PSICODRAMMA COVID NELLE SCUOLE

Sì, è proprio così, come scrive Enrico Baroncelli. Il mondo della scuola si trova al centro di un dramma epocale. Ma non solo docenti e studenti si trovano loro malgrado fra i disperati protagonisti di uno psicodramma peraltro privo di adeguata catarsi conclusiva. Questo “dramma medico-psicanalitico” come lo definisce Baroncelli, è molto di più.

È una tragedia universale nel cui seno siamo tutti (o rischiamo di diventarlo) vittime sacrificali di una liturgia i cui officianti vengono quotidianamente sottoposti ad attacchi, che sempre più spesso degradano in aggressioni, da parte di chi subisce i devastanti effetti della “confusione delle riaperture sì, riaperture no”. E i ragazzi in età scolare sono i più danneggiati da una situazione che solo lentamente e parzialmente mostra segni di evoluzione positiva. La scuola, dunque. Ma il problema NON NASCE nella scuola ma prima e dopo la scuola; nasce all’esterno dove i contatti umani sono quasi incontrollabili. Si trovano, queste cause, soprattutto nei “mezzi pubblici strapieni” ma riguardano anche le abitudini sociali dei giovani che, comprensibilmente, faticano a rinunciare all’incontro con gli amici dopo la scuola.

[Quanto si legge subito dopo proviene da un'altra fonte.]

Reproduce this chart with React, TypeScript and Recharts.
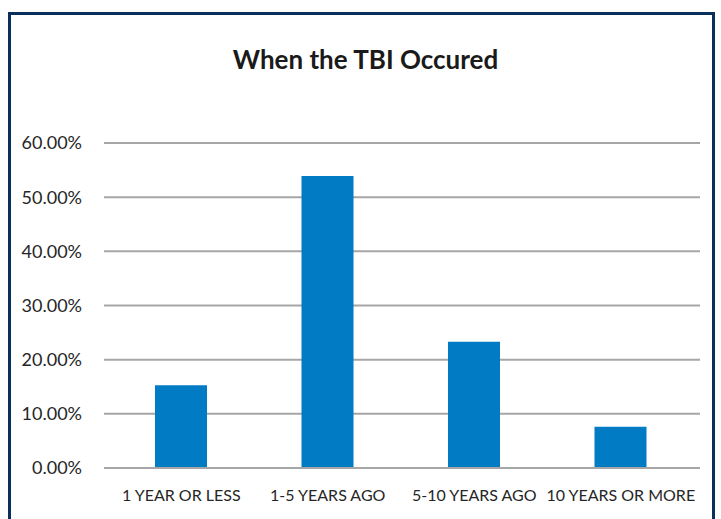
import { BarChart, Bar, XAxis, YAxis, CartesianGrid } from 'recharts'

const categories = ['1 YEAR OR LESS', '1-5 YEARS AGO', '5-10 YEARS AGO', '10 YEARS OR MORE']
const shares = [15.3, 53.9, 23.3, 7.6]
const yTicks = [0, 10, 20, 30, 40, 50, 60]

const data = categories.map((name, i) => ({ name, value: shares[i] }))

const font = 'Lato, "Open Sans", sans-serif'

export default function App() {
    return (
        <div style={{ position: 'absolute', left: 0, top: 0, width: 721, height: 519, background: '#fff', overflow: 'hidden', fontFamily: font }}>
            <div
                style={{
                    position: 'absolute',
                    left: 8,
                    top: 12,
                    width: 707,
                    height: 530,
                    border: '3px solid #0b2f5c',
                    boxSizing: 'border-box',
                }}
            />
            <div
                style={{
                    position: 'absolute',
                    left: 0,
                    top: 43,
                    width: 731,
                    textAlign: 'center',
                    fontSize: 26,
                    fontWeight: 700,
                    color: '#1a1a1a',
                }}
            >
                When the TBI Occured
            </div>
            <div style={{ position: 'absolute', left: 0, top: 0 }}>
                <BarChart width={721} height={519} data={data} margin={{ top: 143, right: 21, bottom: 15, left: 0 }}>
                    <CartesianGrid vertical={false} stroke="#a6a6a6" strokeWidth={2} />
                    <XAxis
                        dataKey="name"
                        height={36}
                        padding={{ left: 4, right: 6 }}
                        tickLine={false}
                        axisLine={{ stroke: '#a6a6a6', strokeWidth: 2 }}
                        tick={{ fill: '#262626', fontSize: 16, fontFamily: font }}
                        tickMargin={16}
                        interval={0}
                    />
                    <YAxis
                        width={104}
                        domain={[0, 60]}
                        ticks={yTicks}
                        tickFormatter={(v) => `${v.toFixed(2)}%`}
                        tickLine={false}
                        axisLine={false}
                        tick={{ fill: '#262626', fontSize: 18, fontFamily: font }}
                        tickMargin={16}
                    />
                    <Bar dataKey="value" fill="#007bc4" barSize={52} isAnimationActive={false} />
                </BarChart>
            </div>
        </div>
    )
}
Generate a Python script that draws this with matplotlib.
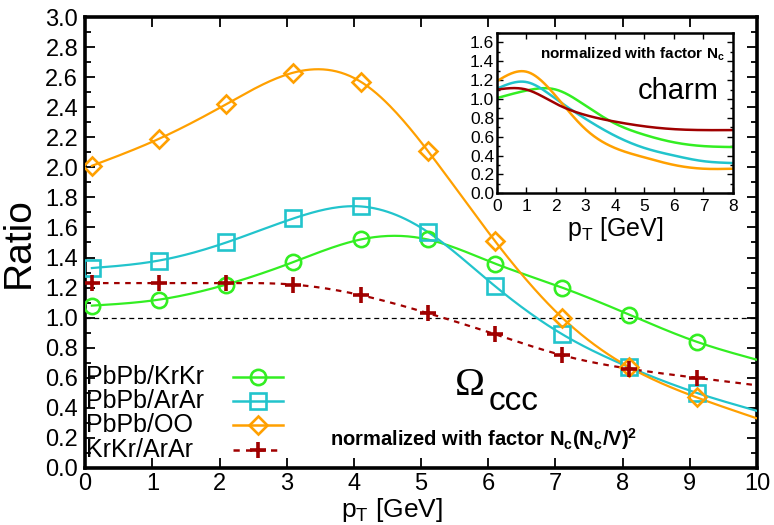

Come ha affermato il presidente dell’Associazione nazionale presidi, Antonello Giannelli, il ritorno generalizzato fra i banchi “dipende anche dai trasporti. Non so come si farà, da oggi al 3 maggio, a realizzare le condizioni necessarie a far ripartire la scuola. Tutti auspichiamo la riapertura ma il tema è la fattibilità.” Certo, basterebbe moltiplicare autobus, pullman, treni dimezzandone però la capienza. Ma due metri di separazione fra un utente e l’altro, in un ambiente volumetricamente minuscolo non risolvono il problema legato al rischio di contagio per gli studenti che utilizzano il trasporto pubblico per raggiungere la scuola e per tornare a casa.

E come non capire i “genitori che sclerano perché devono tenere i figli, incolpevoli compagni di classe del ragazzo scopertosi positivo, chiusi in casa per l’ennesima Quarantena”. Però vale forse la pena di sottolineare, a proposito di quell’”incolpevoli”, che quarantena, DAD, isolamento sociale aut similia non sono punizioni. Porre la questione in questi termini significa sospettare che esista una volontà di colpire senza ragione chi non ha responsabilità in quanto sta accadendo. Significa insinuare che chi ci governa (bene o male non è significativo in questo contesto) manifesti l’intenzione di punirci anche in assenza di una colpa.

Questo riferimento ad un sistema occulto “pena-punizione” spiega bene la confusione dilagante su cosa fare e come farlo per risolvere i problemi giganteschi prodotti, non solo nella scuola, dalla pandemia. Riaprire tout court le scuole significherebbe inoltre ricostituire le “classi pollaio” come giustamente denuncia la studentessa di Lamezia Terme citata nell’intervento di Enrico Baroncelli. Intanto il contagio riparte anche fra i ragazzi della Valsassina e del Lecchese. E hanno ragioni da vendere i Presidi quando si oppongono alla riapertura dell’insegnamento in presenza, in difetto di interventi adeguati poiché il certamente auspicabile, ma difficilmente praticabile, rientro in classe dal 3 maggio prossimo, creerebbe più problemi di quanti ne potrebbe risolvere. La verità è che le fughe in avanti comportano rischi altissimi. Non dimentichiamo che la Sardegna in quattro settimane è passata dal colore bianco di un’isola felice, al rosso fuoco dell’impennata dei contagi. Invece di banchi a rotelle servono vaccinazioni a tappeto. Ma per questo dobbiamo affidarci a un alpino.